If you need a frank reminder of life's sometimes terrifying fortuity, look no further than Maggie O'Farrell's chill-inducing memoir, I Am, I Am, I Am. As its subtitle suggests, the 17 essays that compose the book recount in precise, unwavering prose the too-close encounters with death O'Farrell and her loved ones have experienced in her 45 years. Whether it's an ominous exchange with a man who might be sizing her up as a murder victim or the lifelong effects of a debilitating illness, O'Farrell's brisk stories slip effortlessly over the borderline that separates life from death and back again.

Adopting a non-chronological structure, O'Farrell (2010 Costa Novel Award winner for The Hand That First Held Mine) entitles each essay with a body part or system. The pieces call to mind the HBO series Six Feet Under, every episode of which begins with a different kind of death. In similar fashion, after reading the first essay, "Neck"--describing O'Farrell's chance meeting on a hike around a mountain lake with a man who later raped and strangled another young woman on the same path--one approaches the ensuing pieces with a sense of apprehension, if not outright dread.

O'Farrell goes on to relate more than one near-drowning, a confrontation with a machete-wielding robber in Chile and a life-threatening bout of dehydration caused by an amoebic parasite in China. The longest essay, "Cerebellum," is a painfully observant account of O'Farrell's bout of encephalitis in 1980, at age eight, what she calls "the hinge on which my childhood swung." The physical aftermath of the illness has made her life "a series of cover-ups, smoke-screens and sleights of hand."

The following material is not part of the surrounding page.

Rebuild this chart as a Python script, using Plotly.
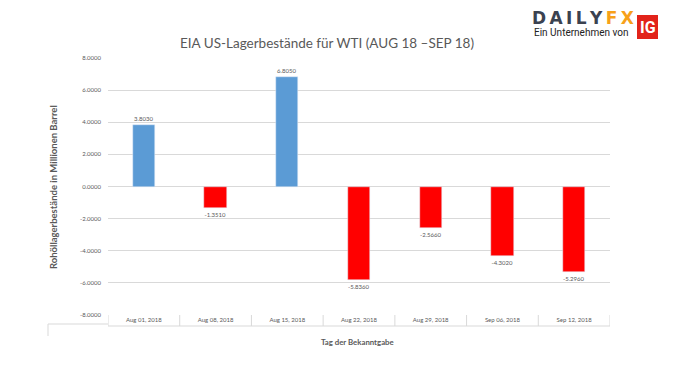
import plotly.graph_objects as go

categories = ["Aug 01, 2018", "Aug 08, 2018", "Aug 15, 2018", "Aug 22, 2018",
              "Aug 29, 2018", "Sep 06, 2018", "Sep 12, 2018"]
values = [3.803, -1.351, 6.805, -5.836, -2.566, -4.302, -5.296]
y_ticks = [8, 6, 4, 2, 0, -2, -4, -6, -8]

colors = ["#5b9bd5" if v >= 0 else "#ff0000" for v in values]
gray = "#595959"
font = "Lato"

fig = go.Figure()
fig.add_trace(go.Bar(
    x=list(range(len(categories))), y=values, marker_color=colors, width=0.31,
    text=[f"{v:.4f}" for v in values], textposition="outside",
    textfont=dict(size=6, color=gray, family=font), cliponaxis=False,
))

L, R, T, B = 108, 610, 58, 315
fig.update_layout(
    width=679, height=376,
    margin=dict(l=L, r=679 - R, t=T, b=376 - B),
    paper_bgcolor="white", plot_bgcolor="white",
    showlegend=False, bargap=0,
    font=dict(family=font, color=gray),
    xaxis=dict(range=[-0.5, 6.5], tickmode="array", tickvals=list(range(7)),
               ticktext=categories, tickfont=dict(size=6, color=gray),
               showgrid=False, zeroline=False, showline=False, ticks="",
               ticklabelstandoff=0),
    yaxis=dict(range=[-8, 8], tickmode="array", tickvals=y_ticks,
               ticktext=[f"{v:.4f}" for v in y_ticks],
               tickfont=dict(size=6, color=gray), showgrid=True,
               gridcolor="#d9d9d9", gridwidth=1, zeroline=False,
               showline=False, ticks="", ticklabelstandoff=6),
)

def px(xp, yp):
    return (xp - L) / (R - L), (B - yp) / (B - T)

# category axis box
box_h = -11 / (B - T)
bx = -60 / (R - L)
shapes = [
    dict(type="line", xref="paper", yref="paper", x0=0, x1=1, y0=box_h, y1=box_h,
         line=dict(color="#d9d9d9", width=1)),
    dict(type="line", xref="paper", yref="paper", x0=bx, x1=0, y0=-9 / (B - T), y1=-9 / (B - T),
         line=dict(color="#d9d9d9", width=1)),
    dict(type="line", xref="paper", yref="paper", x0=bx, x1=bx,
         y0=-9 / (B - T), y1=-21 / (B - T), line=dict(color="#d9d9d9", width=1)),
]
for i in range(len(categories) + 1):
    shapes.append(dict(type="line", xref="x", yref="paper", x0=i - 0.5, x1=i - 0.5,
                       y0=0, y1=box_h, line=dict(color="#d9d9d9", width=1)))
# IG logo box
x0, y0 = px(637, 39)
x1, y1 = px(658, 15)
shapes.append(dict(type="rect", xref="paper", yref="paper", x0=x0, x1=x1, y0=y0, y1=y1,
                   fillcolor="#e2231a", line=dict(width=0)))
fig.update_layout(shapes=shapes)

ann = []
def add(text, xp, yp, size, color, family=font, angle=0):
    x, y = px(xp, yp)
    ann.append(dict(text=text, x=x, y=y, xref="paper", yref="paper", showarrow=False,
                    xanchor="center", yanchor="middle", textangle=angle,
                    font=dict(size=size, color=color, family=family)))

ts = "\u2009"
add("EIA US-Lagerbestände für WTI (AUG 18 –SEP 18)", 327, 43, 13.5, gray)
add("<b>Rohöllagerbestände in Millionen Barrel</b>", 53, 187, 9.5, gray, angle=-90)
add("<b>Tag der Bekanntgabe</b>", 357, 342, 7.8, gray)
add("<span style='color:#3b4250'><b>" + ts.join("DAILY") + ts + "</b></span>"
    "<span style='color:#f7a11a'><b>" + ts.join("FX") + "</b></span>",
    583, 18, 17, "#3b4250", family="DejaVu Sans")
add("Ein Unternehmen von", 581, 33, 10, "#222222", family="Roboto")
add("<b>IG</b>", 647.5, 28, 16, "white", family="Roboto")
fig.update_layout(annotations=ann)

fig.write_html("out.html", config={"displayModeBar": False},
               post_script="document.body.style.margin='0';")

One of the preoccupations of O'Farrell's book is childbirth. In her case that included an emergency Caesarean section for her first child and a second pregnancy that ended in a "missed miscarriage," where the fetus dies but is not expelled. These traumas culminate in the book's final essay, "Daughter," which begins on Palm Sunday in the Italian countryside, as she and her husband frantically seek aid for their daughter, who's experiencing an episode of anaphylaxis. From there the piece slips effortlessly into a description of O'Farrell's difficulty conceiving after her miscarriage, moves on to offer a nightmarish portrait of her daughter's chronic eczema and then brings to a heart-pounding close the incident that began the story. Apart from its compelling subject matter, it's a masterly demonstration of narrative pacing.

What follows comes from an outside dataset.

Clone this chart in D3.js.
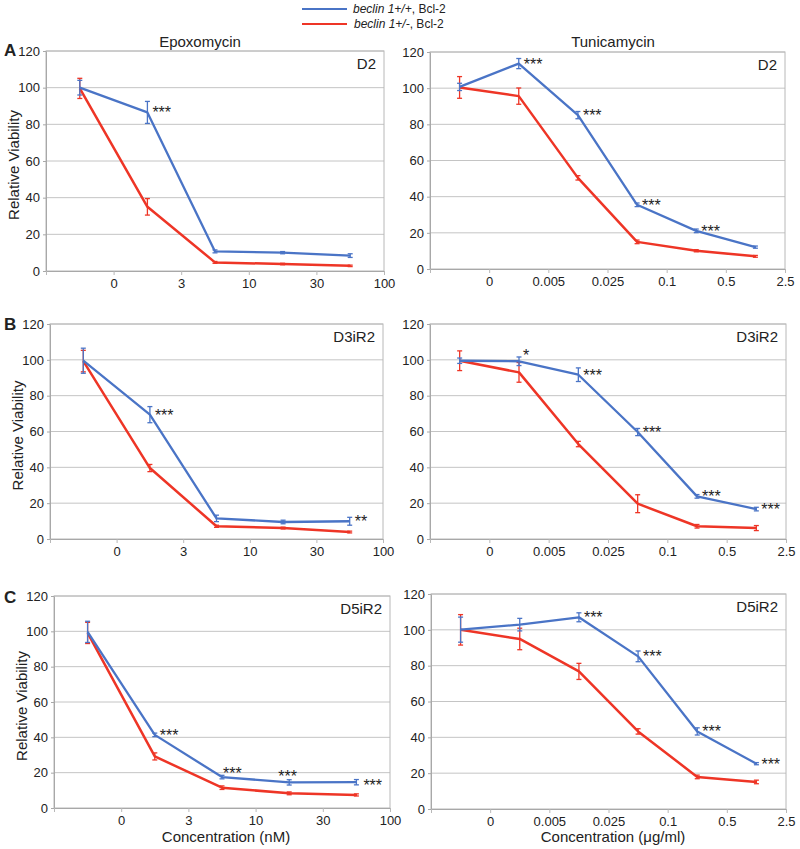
<!DOCTYPE html>
<html>
<head>
<meta charset="utf-8">
<script src="https://cdn.jsdelivr.net/npm/d3@7"></script>
<style>
  body { margin: 0; background: #fff; }
  text { font-family: "Liberation Sans", Arial, sans-serif; fill: #222; }
</style>
</head>
<body>
<script>
// x categories (tick labels sit on the band boundaries)
const epoxDoses = ["0", "3", "10", "30", "100"]
const tuniDoses = ["0", "0.005", "0.025", "0.1", "0.5", "2.5"]
const yTicks = [0, 20, 40, 60, 80, 100, 120]

// A - D2
const epoxD2Wt = [100, 86.5, 10.7, 10, 8.4]
const epoxD2WtErr = [4, 6, 0.8, 0.6, 1]
const epoxD2Het = [99.6, 35, 4.7, 3.8, 2.8]
const epoxD2HetErr = [5.5, 4.5, 0.5, 0.4, 0.4]
const epoxD2Stars = ["", "***", "", "", ""]

const tuniD2Wt = [100.7, 113.6, 85.1, 35.5, 21.1, 12.1]
const tuniD2WtErr = [2, 2.8, 2, 1, 1, 0.6]
const tuniD2Het = [100.4, 95.6, 50.4, 15, 10.1, 7]
const tuniD2HetErr = [6, 4.5, 1.2, 1, 0.6, 0.5]
const tuniD2Stars = ["", "***", "***", "***", "***", ""]

// B - D3iR2
const epoxD3Wt = [99.5, 69.4, 11.5, 9.5, 9.9]
const epoxD3WtErr = [7, 4.5, 1.8, 1, 2.2]
const epoxD3Het = [99.3, 39.6, 7.1, 6.1, 3.9]
const epoxD3HetErr = [6, 2, 0.6, 0.5, 0.5]
const epoxD3Stars = ["", "***", "", "", "**"]

const tuniD3Wt = [99.5, 99.2, 91.7, 59.7, 23.8, 16.7]
const tuniD3WtErr = [1.5, 2.4, 3.8, 2, 1, 1]
const tuniD3Het = [99.5, 93, 53, 19.7, 7.1, 6.1]
const tuniD3HetErr = [5.5, 5.5, 1.5, 5, 1, 1.4]
const tuniD3Stars = ["", "*", "***", "***", "***", "***"]

// C - D5iR2
const epoxD5Wt = [99.7, 41.4, 17.5, 14.5, 14.6]
const epoxD5WtErr = [6, 1, 1, 1.5, 1.5]
const epoxD5Het = [99.1, 29.2, 11.5, 8.3, 7.4]
const epoxD5HetErr = [6, 2, 1, 0.8, 0.6]
const epoxD5Stars = ["", "***", "***", "***", "***"]

const tuniD5Wt = [100.1, 102.9, 107, 85.2, 43.3, 25.3]
const tuniD5WtErr = [7, 3.5, 2.5, 3, 2, 0.6]
const tuniD5Het = [100, 94.9, 76.8, 43.3, 17.9, 15.1]
const tuniD5HetErr = [8.5, 6, 4.5, 1.5, 1, 1]
const tuniD5Stars = ["", "", "***", "***", "***", "***"]

const BLUE = "#4a74c6"
const RED = "#ee3526"

const svg = d3.select("body").append("svg")
    .attr("width", 800)
    .attr("height", 849)

// panels: plot box + data
const panels = [
    {x: 46, y: 51, w: 338, h: 220, doses: epoxDoses, wt: epoxD2Wt, wtErr: epoxD2WtErr, het: epoxD2Het, hetErr: epoxD2HetErr, stars: epoxD2Stars, tag: "D2", ylab: true},
    {x: 430, y: 52, w: 355, h: 217, doses: tuniDoses, wt: tuniD2Wt, wtErr: tuniD2WtErr, het: tuniD2Het, hetErr: tuniD2HetErr, stars: tuniD2Stars, tag: "D2"},
    {x: 50, y: 324, w: 333, h: 215, doses: epoxDoses, wt: epoxD3Wt, wtErr: epoxD3WtErr, het: epoxD3Het, hetErr: epoxD3HetErr, stars: epoxD3Stars, tag: "D3iR2", ylab: true},
    {x: 430, y: 324, w: 356, h: 215, doses: tuniDoses, wt: tuniD3Wt, wtErr: tuniD3WtErr, het: tuniD3Het, hetErr: tuniD3HetErr, stars: tuniD3Stars, tag: "D3iR2"},
    {x: 54, y: 596, w: 336, h: 212, doses: epoxDoses, wt: epoxD5Wt, wtErr: epoxD5WtErr, het: epoxD5Het, hetErr: epoxD5HetErr, stars: epoxD5Stars, tag: "D5iR2", ylab: true},
    {x: 431, y: 594, w: 355, h: 215, doses: tuniDoses, wt: tuniD5Wt, wtErr: tuniD5WtErr, het: tuniD5Het, hetErr: tuniD5HetErr, stars: tuniD5Stars, tag: "D5iR2"}
]

// small hand nudges for a few star labels (panel index -> point index -> [dx, dy])
const starNudge = {
    3: {1: [-1, -6]},
    4: {2: [-4, -4], 3: [-16, -6], 4: [2, 3]}
}

function drawPanel(p, pi) {
    const g = svg.append("g").attr("transform", `translate(${p.x},${p.y})`)
    const n = p.doses.length
    const x = d3.scaleLinear().domain([0, n]).range([0, p.w])
    const y = d3.scaleLinear().domain([0, 120]).range([p.h, 0])

    // gridlines
    g.append("g")
        .selectAll("line").data(yTicks.slice(1))
        .enter().append("line")
        .attr("x1", 0).attr("x2", p.w)
        .attr("y1", d => y(d)).attr("y2", d => y(d))
        .attr("stroke", "#c4c4c4").attr("stroke-width", 1)

    // plot border
    g.append("rect")
        .attr("width", p.w).attr("height", p.h)
        .attr("fill", "none").attr("stroke", "#b8b8b8")

    // y axis
    const yAxis = g.append("g")
        .call(d3.axisLeft(y).tickValues(yTicks).tickSizeInner(3).tickSizeOuter(0).tickPadding(3))
    yAxis.select(".domain").attr("stroke", "#a8a8a8")
    yAxis.selectAll(".tick line").attr("stroke", "#a8a8a8")
    yAxis.selectAll("text").attr("font-size", "13px").attr("fill", "#222")
        .attr("font-family", "Liberation Sans, Arial, sans-serif")

    // x axis, labels on band boundaries
    const xAxis = g.append("g")
        .attr("transform", `translate(0, ${p.h})`)
        .call(d3.axisBottom(x).tickValues(d3.range(0, n + 1)).tickSizeInner(4).tickSizeOuter(0).tickPadding(4)
            .tickFormat(i => i === 0 ? "" : p.doses[i - 1]))
    xAxis.select(".domain").attr("stroke", "#a8a8a8")
    xAxis.selectAll(".tick line").attr("stroke", "#b8b8b8")
    xAxis.selectAll("text").attr("font-size", "13px").attr("fill", "#222")
        .attr("font-family", "Liberation Sans, Arial, sans-serif")

    const cx = i => x(i + 0.5)
    const line = d3.line().x((d, i) => cx(i)).y(d => y(d))

    const series = [
        {vals: p.het, err: p.hetErr, color: RED, w: 2.5},
        {vals: p.wt, err: p.wtErr, color: BLUE, w: 2.3}
    ]
    series.forEach(s => {
        g.append("path").datum(s.vals)
            .attr("d", line)
            .attr("fill", "none").attr("stroke", s.color).attr("stroke-width", s.w)
            .attr("stroke-linejoin", "round")
        const eb = g.append("g").attr("stroke", s.color).attr("stroke-width", 1.3)
        s.vals.forEach((v, i) => {
            const e = s.err[i]
            eb.append("line").attr("x1", cx(i)).attr("x2", cx(i)).attr("y1", y(v - e)).attr("y2", y(v + e))
            eb.append("line").attr("x1", cx(i) - 2.5).attr("x2", cx(i) + 2.5).attr("y1", y(v - e)).attr("y2", y(v - e))
            eb.append("line").attr("x1", cx(i) - 2.5).attr("x2", cx(i) + 2.5).attr("y1", y(v + e)).attr("y2", y(v + e))
        })
    })

    // significance stars on the +/+ series
    p.stars.forEach((s, i) => {
        if (!s) return
        const nud = (starNudge[pi] && starNudge[pi][i]) || [0, 0]
        g.append("text")
            .attr("x", cx(i) + 5 + nud[0])
            .attr("y", y(p.wt[i]) + 6 + nud[1])
            .attr("font-size", "16px")
            .text(s)
    })

    // cell line tag
    g.append("text")
        .attr("x", p.w - 8).attr("y", 18)
        .attr("text-anchor", "end")
        .attr("font-size", "15px")
        .text(p.tag)

    if (p.ylab) {
        g.append("text")
            .attr("transform", `translate(-27, ${p.h / 2 + 4}) rotate(-90)`)
            .attr("text-anchor", "middle")
            .attr("font-size", "15px")
            .text("Relative Viability")
    }
}

panels.forEach(drawPanel)

// column titles
svg.append("text").attr("x", 200).attr("y", 47).attr("text-anchor", "middle")
    .attr("font-size", "15px").text("Epoxomycin")
svg.append("text").attr("x", 613).attr("y", 47).attr("text-anchor", "middle")
    .attr("font-size", "15px").text("Tunicamycin")

// row letters
const rowLetters = [["A", 56], ["B", 330], ["C", 603]]
svg.selectAll(".rowLetter").data(rowLetters).enter().append("text")
    .attr("x", 4).attr("y", d => d[1])
    .attr("font-size", "17px").attr("font-weight", "bold")
    .text(d => d[0])

// x titles
svg.append("text").attr("x", 226).attr("y", 842).attr("text-anchor", "middle")
    .attr("font-size", "15px").text("Concentration (nM)")
svg.append("text").attr("x", 613).attr("y", 842).attr("text-anchor", "middle")
    .attr("font-size", "15px").text("Concentration (μg/ml)")

// legend
const legendItems = [
    {gene: "beclin 1", geno: "+/+", rest: ", Bcl-2", color: BLUE},
    {gene: "beclin 1", geno: "+/-", rest: ", Bcl-2", color: RED}
]
const lg = svg.append("g")
legendItems.forEach((d, i) => {
    const ly = 9 + i * 15
    lg.append("line").attr("x1", 302).attr("x2", 347).attr("y1", ly).attr("y2", ly)
        .attr("stroke", d.color).attr("stroke-width", 2)
    const t = lg.append("text").attr("x", 353 + i).attr("y", ly + 4).attr("font-size", "12px")
    t.append("tspan").attr("font-style", "italic").text(d.gene + d.geno)
    t.append("tspan").text(d.rest)
})
</script>
</body>
</html>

O'Farrell's lucid prose is equal to the gravity of her concerns: "We are, all of us, wandering about in a state of oblivion, borrowing our time, seizing our days, escaping our fates, slipping through loopholes, unaware of when the axe may fall," she writes. That's a near-perfect summary of the content of this sobering yet life-affirming book, and a persuasive argument for heeding the message to savor every moment of life that is its powerful subtext. --Harvey Freedenberg, freelance reviewer

Shelf Talker: In a collection of striking essays, novelist Maggie O'Farrell describes the too-close encounters with death she and her loved ones have experienced.